(SET PROBLEM): Copy out all lines of the records in which the word "this" appears.

(GIVEN ENTRIES):
= = = =

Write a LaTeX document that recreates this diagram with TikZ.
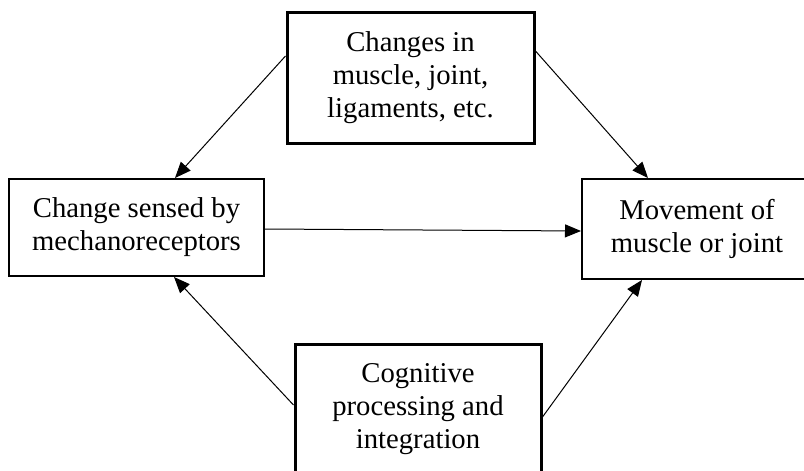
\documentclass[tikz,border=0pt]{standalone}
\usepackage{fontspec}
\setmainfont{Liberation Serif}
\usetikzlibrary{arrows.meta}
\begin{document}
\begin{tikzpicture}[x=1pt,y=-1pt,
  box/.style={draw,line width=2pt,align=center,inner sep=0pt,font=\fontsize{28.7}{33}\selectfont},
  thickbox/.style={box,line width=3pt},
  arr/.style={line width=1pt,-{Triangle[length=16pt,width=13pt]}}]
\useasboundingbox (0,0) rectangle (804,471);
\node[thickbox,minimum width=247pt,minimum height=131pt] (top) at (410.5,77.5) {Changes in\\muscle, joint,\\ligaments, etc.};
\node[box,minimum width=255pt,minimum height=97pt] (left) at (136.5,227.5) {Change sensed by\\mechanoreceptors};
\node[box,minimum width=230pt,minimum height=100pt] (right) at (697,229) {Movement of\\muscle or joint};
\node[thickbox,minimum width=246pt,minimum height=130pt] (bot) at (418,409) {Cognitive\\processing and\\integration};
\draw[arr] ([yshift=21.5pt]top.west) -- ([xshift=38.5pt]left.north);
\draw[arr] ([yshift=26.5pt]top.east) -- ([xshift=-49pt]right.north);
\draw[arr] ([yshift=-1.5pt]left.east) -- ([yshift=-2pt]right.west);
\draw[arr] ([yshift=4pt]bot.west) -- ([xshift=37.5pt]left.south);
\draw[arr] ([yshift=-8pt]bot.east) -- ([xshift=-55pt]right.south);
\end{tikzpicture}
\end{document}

= = = =

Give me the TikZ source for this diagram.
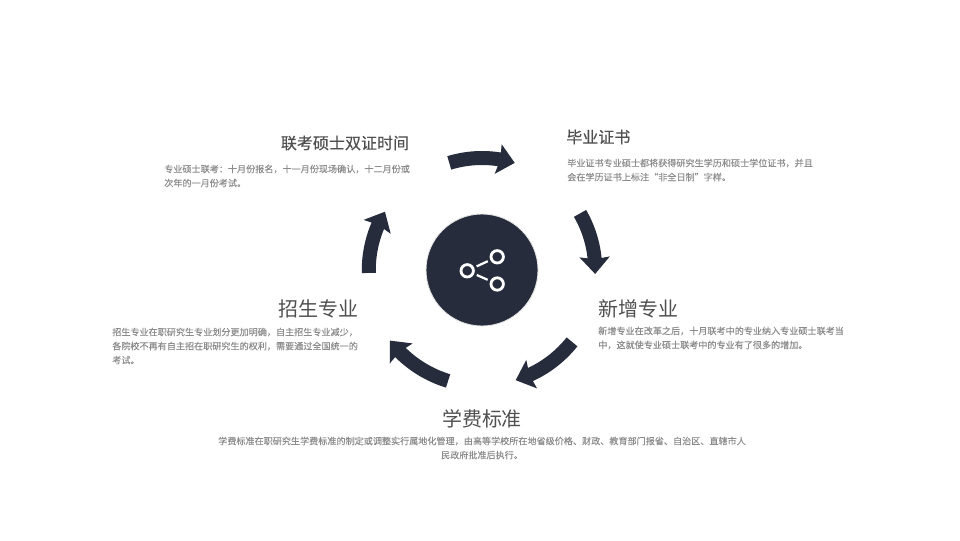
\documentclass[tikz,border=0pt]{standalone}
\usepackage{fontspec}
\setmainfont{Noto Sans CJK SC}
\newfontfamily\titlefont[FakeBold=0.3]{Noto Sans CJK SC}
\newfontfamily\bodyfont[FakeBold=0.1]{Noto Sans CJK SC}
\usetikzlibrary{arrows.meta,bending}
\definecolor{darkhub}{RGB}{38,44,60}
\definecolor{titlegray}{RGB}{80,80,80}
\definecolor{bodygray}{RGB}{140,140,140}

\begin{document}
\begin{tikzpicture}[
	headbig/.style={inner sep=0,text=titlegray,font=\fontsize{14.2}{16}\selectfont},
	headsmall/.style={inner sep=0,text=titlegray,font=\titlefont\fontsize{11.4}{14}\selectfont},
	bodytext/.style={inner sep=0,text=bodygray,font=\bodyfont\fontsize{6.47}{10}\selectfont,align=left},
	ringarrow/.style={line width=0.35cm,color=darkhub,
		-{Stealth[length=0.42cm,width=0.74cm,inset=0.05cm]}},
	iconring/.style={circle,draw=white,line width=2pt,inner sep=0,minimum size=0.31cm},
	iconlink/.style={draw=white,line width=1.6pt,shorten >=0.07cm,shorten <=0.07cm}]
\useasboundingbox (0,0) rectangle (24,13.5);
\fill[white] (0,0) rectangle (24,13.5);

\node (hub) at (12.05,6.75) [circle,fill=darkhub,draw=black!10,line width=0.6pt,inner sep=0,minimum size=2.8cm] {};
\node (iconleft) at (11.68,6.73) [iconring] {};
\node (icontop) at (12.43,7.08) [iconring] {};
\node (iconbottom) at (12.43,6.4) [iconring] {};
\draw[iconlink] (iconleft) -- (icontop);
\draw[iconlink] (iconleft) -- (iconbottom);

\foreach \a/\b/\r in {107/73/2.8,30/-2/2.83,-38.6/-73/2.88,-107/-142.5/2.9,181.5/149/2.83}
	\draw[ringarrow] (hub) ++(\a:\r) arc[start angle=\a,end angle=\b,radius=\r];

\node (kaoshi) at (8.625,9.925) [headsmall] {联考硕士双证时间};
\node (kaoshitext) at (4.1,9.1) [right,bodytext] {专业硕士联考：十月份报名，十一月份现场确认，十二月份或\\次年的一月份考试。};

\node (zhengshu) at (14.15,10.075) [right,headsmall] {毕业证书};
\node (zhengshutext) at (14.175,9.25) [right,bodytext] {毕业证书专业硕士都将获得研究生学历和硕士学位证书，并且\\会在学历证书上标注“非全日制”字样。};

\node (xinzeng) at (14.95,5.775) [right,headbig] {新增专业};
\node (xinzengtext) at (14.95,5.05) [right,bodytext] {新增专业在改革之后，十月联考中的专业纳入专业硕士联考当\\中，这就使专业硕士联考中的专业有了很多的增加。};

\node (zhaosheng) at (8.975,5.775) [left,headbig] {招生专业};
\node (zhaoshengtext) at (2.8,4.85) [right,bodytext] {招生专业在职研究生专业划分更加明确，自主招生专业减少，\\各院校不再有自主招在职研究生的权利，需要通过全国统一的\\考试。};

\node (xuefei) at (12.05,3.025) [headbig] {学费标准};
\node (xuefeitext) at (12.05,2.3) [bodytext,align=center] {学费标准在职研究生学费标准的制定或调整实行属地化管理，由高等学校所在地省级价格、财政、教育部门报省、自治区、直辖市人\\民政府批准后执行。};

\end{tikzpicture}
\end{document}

= = = =

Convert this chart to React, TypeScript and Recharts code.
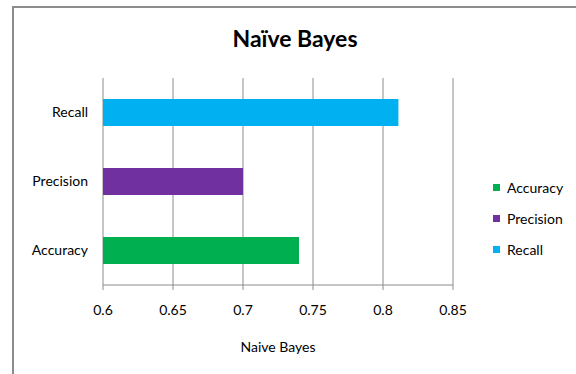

= = = =

(TASK SOLUTION):
Write a LaTeX document that recreates this diagram with TikZ.
Give me the TikZ source for this diagram.
Convert this chart to React, TypeScript and Recharts code.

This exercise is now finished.